Airman selected to attend culinary forum for top US military chefs

  • Published
  • By Senior Airman Jason Wiese
  • 90th Missile Wing Public Affairs
Airman 1st Class Alexandra Ayub, a 90th Force Support Squadron missile chef, won the Arthur J. Myers Food Service Excellence Award for the Western Hemisphere earlier this year.

As a result, she’s now been selected to represent the Air Force at the Armed Forces Forum for Culinary Excellence at the Culinary Institute of America at Greystone in St. Helena, California, from July 30 to Aug. 6.

Ayub, who’s also a 90th Missile Wing ceremonial guardsman, earned the award after she received dozens of positive comment cards lauding her efforts as a chef in the wing’s missile complex, including her performance as a chef, attitude, personality and professionalism.

The Air Force-level award is given to two junior enlisted Airmen who’ve made a significant and positive contribution to the food services career field.

One missileer who frequents the missile alert facility (MAF) where she usually works said her quality as an Airman and a chef goes beyond simply cooking food well.

“She’s very enthusiastic and very flexible to us as a capsule crew, and I’m sure it’s the same for the people upstairs,” said 1st Lt. David Barnhart, a 320th Missile Squadron missile combat crew commander, who spends most of his time underground in a launch control center while deployed to the missile complex.

Ayub prepared food outside of normal mealtime hours to ensure Airmen in the complex were able to do their duty, showing her dedication to her role as chief of morale, he said.

“When there’s an emergency out in the field, and we need an emergency crew to come out, they haven’t eaten,” Ayub said. “It could be 10 o’clock at night and our facility manager can knock on our door and say, ‘There’s a crew coming in. Can they put in an order?’ and I’m more than happy to get up and cook for them because it’s actually them out there doing the work and maintaining our missile field.”

Ayub said she hopes to build up her teammates and make their deployments to the field like a home away from home.

“I put a lot of personality into my work,” she said. “I do care what goes into my team’s body. If they don’t eat well, or I don’t cook it well, or they don’t enjoy it, it brings down the morale of the MAF.”

She attributes her skills and drive partially to her upbringing and marriage.

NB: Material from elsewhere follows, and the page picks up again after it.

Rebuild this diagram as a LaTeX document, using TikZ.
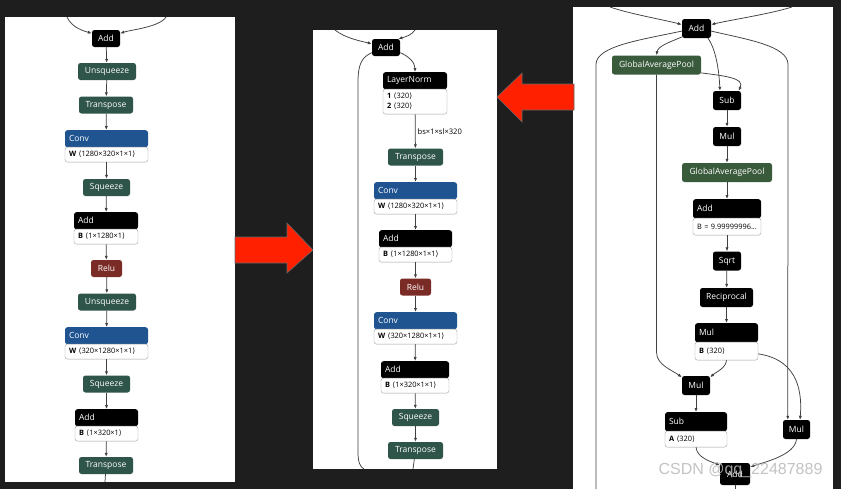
\documentclass[tikz,border=0pt]{standalone}
\usepackage{fontspec}
\usepackage{tikz}
\usetikzlibrary{arrows.meta,positioning}
\newfontfamily\netfont{Open Sans}
\newfontfamily\brkfont{DejaVu Sans}
\newfontfamily\markfont{Liberation Sans}
\newcommand\tdim[1]{{\brkfont⟨}#1{\brkfont⟩}}
\definecolor{bgdark}{HTML}{1E1E1E}
\definecolor{shpgreen}{HTML}{2F5449}
\definecolor{poolgreen}{HTML}{3A5A3C}
\definecolor{convblue}{HTML}{1F5491}
\definecolor{relured}{HTML}{7A2B25}
\definecolor{arrowred}{HTML}{FF2000}
\definecolor{edgegray}{HTML}{404040}

\begin{document}
\begin{tikzpicture}[x=1pt, y=-1pt,
    op/.style={rectangle, rounded corners=2.5pt, fill=black, text=white, minimum height=17pt,
               inner xsep=4pt, inner ysep=0pt, font=\netfont\fontsize{8.5}{10}\selectfont},
    shp/.style={op, fill=shpgreen},
    relu/.style={op, fill=relured},
    pool/.style={op, fill=poolgreen},
    head/.style={op, anchor=north, text width=#1, align=left},
    attr/.style={rectangle, rounded corners=2.5pt, draw=gray!75, fill=white, text=black, anchor=north,
                 text width=#1, align=left, inner xsep=4pt, inner ysep=2pt, minimum height=15pt,
                 font=\netfont\fontsize{7.4}{10}\selectfont},
    edge/.style={draw=edgegray, line width=0.75pt, -{Latex[length=4pt,width=3.2pt]}},
    wire/.style={draw=edgegray, line width=0.75pt},
    panel/.style={fill=white},
    bigarrow/.style={fill=arrowred, draw=black!60, line width=0.6pt}
  ]
    \fill[bgdark] (0,0) rectangle (841,489);
    \fill[panel] (5,17) rectangle (235,482);
    \fill[panel] (313,30) rectangle (497,469);
    \fill[panel] (573,7) rectangle (833,489);

    \draw[bigarrow] (235,237) -- (287,237) -- (287,223) -- (313,250) -- (287,273) -- (287,263) -- (235,263) -- cycle;
    \draw[bigarrow] (574,84) -- (522,84) -- (522,73) -- (497,97) -- (522,122) -- (522,110) -- (574,110) -- cycle;

    % left panel
    \node[op, minimum width=28pt] (p1add) at (106,38.5) {Add};
    \node[shp, minimum width=58pt] (p1unsq1) at (107,71.5) {Unsqueeze};
    \node[shp, minimum width=54pt] (p1tr1) at (106,105) {Transpose};
    \node[head=75pt, fill=convblue] (p1conv1) at (106.5,130) {Conv};
    \node[attr=75pt, below=-0.5pt of p1conv1] (p1conv1b) {\textbf{W} \tdim{1280×320×1×1}};
    \node[shp, minimum width=47pt] (p1sq1) at (106.5,187.5) {Squeeze};
    \node[head=56pt] (p1add1) at (106,212) {Add};
    \node[attr=56pt, below=-0.5pt of p1add1] (p1add1b) {\textbf{B} \tdim{1×1280×1}};
    \node[relu, minimum width=31pt] (p1relu) at (106.5,268.5) {Relu};
    \node[shp, minimum width=58pt] (p1unsq2) at (107,302) {Unsqueeze};
    \node[head=75pt, fill=convblue] (p1conv2) at (106.5,327) {Conv};
    \node[attr=75pt, below=-0.5pt of p1conv2] (p1conv2b) {\textbf{W} \tdim{320×1280×1×1}};
    \node[shp, minimum width=47pt] (p1sq2) at (106.5,384) {Squeeze};
    \node[head=55pt] (p1add2) at (106.5,409) {Add};
    \node[attr=55pt, below=-0.5pt of p1add2] (p1add2b) {\textbf{B} \tdim{1×320×1}};
    \node[shp, minimum width=54pt] (p1tr2) at (106,465.5) {Transpose};
    \coordinate (p1inL) at (67,17);
    \coordinate (p1inR) at (166,17);
    \coordinate (p1out) at (105,482);

    % middle panel
    \node[op, minimum width=28pt] (p2add) at (386,47.5) {Add};
    \node[head=56pt] (p2ln) at (415,72) {LayerNorm};
    \node[attr=56pt, minimum height=25pt, below=-0.5pt of p2ln] (p2lnb) {\textbf{1} \tdim{320}\\\textbf{2} \tdim{320}};
    \node[shp, minimum width=55pt] (p2tr1) at (415.5,157) {Transpose};
    \node[head=75pt, fill=convblue] (p2conv1) at (415.5,182) {Conv};
    \node[attr=75pt, below=-0.5pt of p2conv1] (p2conv1b) {\textbf{W} \tdim{1280×320×1×1}};
    \node[head=65pt] (p2add1) at (415.5,230) {Add};
    \node[attr=65pt, below=-0.5pt of p2add1] (p2add1b) {\textbf{B} \tdim{1×1280×1×1}};
    \node[relu, minimum width=31pt] (p2relu) at (415.5,287) {Relu};
    \node[head=75pt, fill=convblue] (p2conv2) at (415.5,312) {Conv};
    \node[attr=75pt, below=-0.5pt of p2conv2] (p2conv2b) {\textbf{W} \tdim{320×1280×1×1}};
    \node[head=60pt] (p2add2) at (415,361) {Add};
    \node[attr=60pt, below=-0.5pt of p2add2] (p2add2b) {\textbf{B} \tdim{1×320×1×1}};
    \node[shp, minimum width=47pt] (p2sq) at (415.5,417.5) {Squeeze};
    \node[shp, minimum width=55pt] (p2tr2) at (415.5,450.5) {Transpose};
    \coordinate (p2inL) at (335,30);
    \coordinate (p2inR) at (415,30);
    \coordinate (p2outL) at (364,469);
    \coordinate (p2outR) at (413,469);

    % right panel
    \begin{scope}[op/.append style={minimum height=19pt}]
    \node[op, minimum width=29pt] (p3add) at (696.5,28.5) {Add};
    \node[pool, minimum width=89pt] (p3gap1) at (656.5,65) {GlobalAveragePool};
    \node[op, minimum width=28pt] (p3sub) at (727,100.5) {Sub};
    \node[op, minimum width=28pt] (p3mul1) at (727,136.5) {Mul};
    \node[pool, minimum width=90pt] (p3gap2) at (727,172.5) {GlobalAveragePool};
    \node[head=60pt] (p3add1) at (727,199) {Add};
    \node[attr=60pt, minimum height=17pt, below=-0.5pt of p3add1] (p3add1b) {B = 9.99999996...};
    \node[op, minimum width=28pt] (p3sqrt) at (727,261) {Sqrt};
    \node[op, minimum width=53pt] (p3rec) at (726.5,297.5) {Reciprocal};
    \node[head=55pt] (p3mul2) at (726.5,323) {Mul};
    \node[attr=55pt, minimum height=18pt, below=-0.5pt of p3mul2] (p3mul2b) {\textbf{B} \tdim{320}};
    \node[op, minimum width=28pt] (p3mul3) at (696,385.5) {Mul};
    \node[head=54pt] (p3sub2) at (696,412) {Sub};
    \node[attr=54pt, minimum height=16pt, below=-0.5pt of p3sub2] (p3sub2b) {\textbf{A} \tdim{320}};
    \node[op, minimum width=27pt] (p3mul4) at (796.5,429.5) {Mul};
    \node[op, minimum width=30pt, minimum height=22pt] (p3add2) at (735,474) {Add};
    \end{scope}
    \coordinate (p3inL) at (610,7);
    \coordinate (p3inR) at (792,7);
    \coordinate (p3outL) at (596,489);
    \coordinate (p3outB) at (735,489);

    \foreach \a/\b in {p1add/p1unsq1, p1unsq1/p1tr1, p1tr1/p1conv1, p1conv1b/p1sq1, p1sq1/p1add1,
                       p1add1b/p1relu, p1relu/p1unsq2, p1unsq2/p1conv2, p1conv2b/p1sq2, p1sq2/p1add2,
                       p1add2b/p1tr2, p2tr1/p2conv1, p2conv1b/p2add1, p2add1b/p2relu, p2relu/p2conv2,
                       p2conv2b/p2add2, p2add2b/p2sq, p2sq/p2tr2, p3sub/p3mul1, p3mul1/p3gap2,
                       p3gap2/p3add1, p3add1b/p3sqrt, p3sqrt/p3rec, p3rec/p3mul2, p3mul3/p3sub2}
      \draw[edge] (\a) -- (\b);

    \draw[edge] (p1inL) .. controls (72,28) and (84,31) .. (p1add.160);
    \draw[edge] (p1inR) .. controls (160,27) and (130,30) .. (p1add.20);
    \draw[wire] (p1tr2) -- (p1out);

    \draw[edge] (p2inL) .. controls (345,38) and (360,41) .. (p2add.165);
    \draw[edge] (p2inR) .. controls (412,35) and (405,37) .. (p2add.35);
    \draw[edge] (p2add.-20) .. controls (408,56) and (415,62) .. (p2ln.north);
    \draw[edge] (p2lnb) -- node[right, inner sep=2pt, font=\netfont\fontsize{7.6}{9}\selectfont] (p2dims) {bs×1×sl×320} (p2tr1);
    \draw[wire] (p2add.200) .. controls (362,57) and (358,64) .. (358,82) -- (358,452)
                .. controls (358,462) and (360,467) .. (p2outL);
    \draw[wire] (p2tr2) -- (p2outR);

    \draw[edge] (p3inL) .. controls (630,14) and (665,20) .. (p3add.165);
    \draw[edge] (p3inR) .. controls (770,14) and (730,20) .. (p3add.15);
    \draw[edge] (p3add.-150) .. controls (670,42) and (658,46) .. (p3gap1.north);
    \draw[edge] (p3add.-40) .. controls (716,50) and (719,70) .. (p3sub.126);
    \draw[edge] (p3gap1.-10) .. controls (725,76) and (745,78) .. (p3sub.40);
    \draw[wire] (p3add.190) .. controls (640,40) and (597,46) .. (596,64) -- (p3outL);
    \draw[edge] (p3add.-10) .. controls (750,40) and (787,46) .. (788,64) -- (p3mul4.132);
    \draw[edge] (p3gap1.south) -- (656.5,352) .. controls (656.5,365) and (672,370) .. (p3mul3.150);
    \draw[edge] (p3mul2b.south) .. controls (726,368) and (716,372) .. (p3mul3.30);
    \draw[edge] (p3mul2b.-5) .. controls (800,360) and (802,395) .. (p3mul4.70);
    \draw[edge] (p3sub2b.south) .. controls (697,458) and (712,462) .. (p3add2.150);
    \draw[edge] (p3mul4.south) .. controls (795,455) and (765,462) .. (p3add2.25);
    \draw[wire] (p3add2) -- (p3outB);

    \node[font=\markfont\fontsize{16}{16}\selectfont, text=gray!55, opacity=0.85] (wmark) at (740.5,470) {CSDN @qq\_22487889};
\end{tikzpicture}
\end{document}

“I progressively started learning to cook, and I want that childhood feeling to be felt by other people when they eat my food, so I provide three nutritious, healthy meals a day,” she said.

Ayub married her technical school sweetheart, Airman 1st Class Ozzie Galvan, a 90th Force Support Squadron fitness specialist who’s currently deployed overseas, and the couple began a long-running cooking competition, she said.

Galvan won a culinary excellence award in technical school, beating out Ayub. Now, she said, she has her Air Force-level award to hold over him until he can swing the pendulum back his way.

The upcoming armed forces culinary forum brings together chefs from across the Defense Department for higher-level training and culinary education.

“I can’t wait to do it. I’m hungry for more -- pun intended,” she said. “I’ll get with all these other service members from different military branches, and we get to learn things from one another. Not only that, we get to learn from master chefs from all over the world.”

When she returns from the forum, Ayub will spread the knowledge she receives to other chefs in her squadron and make her whole unit better, she said.

“It is a once in a lifetime experience. To taste and see how the other branches are. It’s going to be very uplifting for my spirits, and I’ll be able to bring it back to show what I’ve learned,” she said. “This is an experience for all of us chefs. If I can run that down the line with other chefs, our morale will go through the roof and we’ll have a happy and safer field.”

This experience is not the end for Ayub’s professional development, she said. While this is the highlight of her burgeoning career thus far, she will continue to better herself.

“I know I can be the best, so I know I need to get better,” she said. “I’m going to fly high.”